By all accounts, Mr. Varadkar and Mr. Johnson have a respectful relationship. When the British prime minister visited Dublin last month, Mr. Varadkar welcomed him with an anecdote about Winston Churchill, Mr. Johnson’s hero, spying the Irish coast through the clouds after a long flight from the United States at the end of World War II.

Tall and trim, speaking in clipped sentences, Mr. Varadkar was a stark contrast to the shambling, discursive Mr. Johnson, who rankled some in Dublin by referring to his host as Leo.

Mr. Johnson has shown a tin ear for Irish concerns in other ways.

During the Tory party conference this week, he brushed off the negotiations over Northern Ireland as “essentially a technical discussion of the exact nature of future customs checks.” That antagonized people in Ireland, for whom the North’s status goes to the heart of Irish identity, given the territory’s contested status as a part of Britain, even after the rest of the Ireland won independence in the early 20th century.

Mr. Johnson has also made it clear that the alternative to a Brexit agreement is a no-deal exit, even if his government confirmed in legal submissions on Friday that it would seek an extension to Britain’s withdrawal deadline at the end of the month if it had not struck a deal with Brussels by Oct. 19.

A no-deal Brexit would hurt Ireland more than any country aside from Britain itself, a factor that could increase domestic political pressure on Mr.

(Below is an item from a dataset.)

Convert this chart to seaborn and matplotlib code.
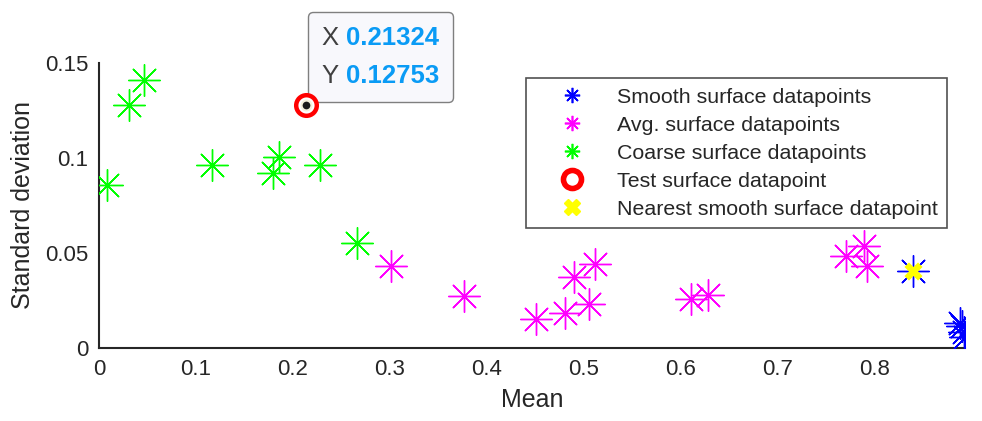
import numpy as np
import pandas as pd
import seaborn as sns
import matplotlib.pyplot as plt
from matplotlib.lines import Line2D
from matplotlib.offsetbox import TextArea, HPacker, VPacker, AnnotationBbox

sns.set_theme(style="white")
plt.rcParams['font.family'] = ['Liberation Sans', 'DejaVu Sans']

# data
smooth_x = [0.840, 0.888, 0.890, 0.892, 0.8935]
smooth_y = [0.0404, 0.0132, 0.0112, 0.0085, 0.0055]
avg_x = [0.3007, 0.376, 0.451, 0.481, 0.490, 0.5055, 0.5117, 0.611, 0.628, 0.770, 0.789, 0.7925]
avg_y = [0.0432, 0.0272, 0.0153, 0.0183, 0.0372, 0.0232, 0.0442, 0.0255, 0.0276, 0.0484, 0.0535, 0.0432]
coarse_x = [0.0082, 0.0306, 0.0464, 0.1165, 0.179, 0.186, 0.228, 0.2657]
coarse_y = [0.0856, 0.128, 0.141, 0.0962, 0.0921, 0.1005, 0.0962, 0.0553]
test_x, test_y = 0.21324, 0.12753
nearest_x, nearest_y = 0.840, 0.0404

groups = ['Smooth surface datapoints', 'Avg. surface datapoints', 'Coarse surface datapoints']
colors = ['#0000ff', '#ff00ff', '#00ff00']
xticks = [0, 0.1, 0.2, 0.3, 0.4, 0.5, 0.6, 0.7, 0.8]
xticklabels = ['0', '0.1', '0.2', '0.3', '0.4', '0.5', '0.6', '0.7', '0.8']
yticks = [0, 0.05, 0.1, 0.15]
yticklabels = ['0', '0.05', '0.1', '0.15']

df = pd.DataFrame({
    'Mean': smooth_x + avg_x + coarse_x,
    'Std': smooth_y + avg_y + coarse_y,
    'Type': [groups[0]] * len(smooth_x) + [groups[1]] * len(avg_x) + [groups[2]] * len(coarse_x),
})

fig = plt.figure(figsize=(9.82, 4.21), dpi=100)
ax = fig.add_axes([0.101, 0.174, 0.882, 0.677])

star = (8, 2, 0)
for g, c in zip(groups, colors):
    sns.scatterplot(data=df[df['Type'] == g], x='Mean', y='Std', marker=star, s=520,
                    color=c, linewidth=1.0, ax=ax, legend=False, zorder=3)

sns.scatterplot(x=[nearest_x], y=[nearest_y], marker='X', s=170, color='#ffff00',
                edgecolor='#ffff00', linewidth=0, ax=ax, legend=False, zorder=4)
sns.scatterplot(x=[test_x], y=[test_y], marker='o', s=220, color='white',
                edgecolor='#ff0000', linewidth=3.2, ax=ax, legend=False, zorder=8)
# datatip marker
sns.scatterplot(x=[test_x], y=[test_y], marker='o', s=50, color='#1a1a1a',
                edgecolor='#f5f0dc', linewidth=1.5, ax=ax, legend=False, zorder=9)

ax.set_xlim(0, 0.8935)
ax.set_ylim(0, 0.15)
ax.set_xticks(xticks)
ax.set_xticklabels(xticklabels)
ax.set_yticks(yticks)
ax.set_yticklabels(yticklabels)
ax.set_xlabel('Mean', size=18, color='#262626', labelpad=6)
ax.set_ylabel('Standard deviation', size=18, color='#262626', labelpad=7)
ax.tick_params(axis='both', direction='in', length=6, width=1.5, labelsize=16,
               colors='#262626', pad=8)
for side in ['top', 'right']:
    ax.spines[side].set_visible(False)
for side in ['left', 'bottom']:
    ax.spines[side].set_color('#262626')
    ax.spines[side].set_linewidth(1.5)

handles = [Line2D([], [], linestyle='none', marker=star, markersize=11, markeredgewidth=1.2, color=c)
           for c in colors]
handles.append(Line2D([], [], linestyle='none', marker='o', markersize=13, markerfacecolor='white',
                      markeredgecolor='#ff0000', markeredgewidth=4))
handles.append(Line2D([], [], linestyle='none', marker='X', markersize=12, color='#ffff00'))
labels = groups + ['Test surface datapoint', 'Nearest smooth surface datapoint']
leg = ax.legend(handles, labels, loc='upper right', bbox_to_anchor=(0.979, 0.946),
                prop={'family': ['Liberation Sans'], 'size': 15.4}, frameon=True,
                fancybox=False, edgecolor='#262626', borderpad=0.45, labelspacing=0.42,
                handletextpad=0.35, borderaxespad=0, handlelength=3.45)
leg.get_frame().set_linewidth(1.2)
leg.set_zorder(10)

# datatip box
tip_font = {'family': ['Liberation Sans'], 'size': 18.5}
row_x = HPacker(children=[TextArea('X', textprops=dict(color='#404040', **tip_font)),
                          TextArea('0.21324', textprops=dict(color='#0a9bf5', weight='bold', **tip_font))],
                sep=5, align='baseline')
row_y = HPacker(children=[TextArea('Y', textprops=dict(color='#404040', **tip_font)),
                          TextArea('0.12753', textprops=dict(color='#0a9bf5', weight='bold', **tip_font))],
                sep=5, align='baseline')
tip = VPacker(children=[row_x, row_y], sep=10, align='left', pad=0)
ab = AnnotationBbox(tip, (test_x, test_y), xybox=(11.5, 12.5), boxcoords='offset points',
                    box_alignment=(0, 0), frameon=True, pad=0, fontsize=10,
                    bboxprops=dict(boxstyle='round,pad=1.0,rounding_size=0.35', facecolor='#f8f8fc',
                                   edgecolor='#7f7f7f', linewidth=1))
ab.set_zorder(7)
ax.add_artist(ab)

fig.savefig('out.png', dpi=100)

Varadkar. But the Irish leader has faced no real opposition at home to his hold-the-line approach.

Analysts said he would be more damaged by acquiescing to a British proposal that created many of the same problems as a chaotic British departure.

As Mr. Varadkar made the rounds in Europe, he vowed to work with Mr. Johnson to get to an acceptable deal — but not at any cost.

“We are ready for no-deal if that’s what the British decide to do,” he said.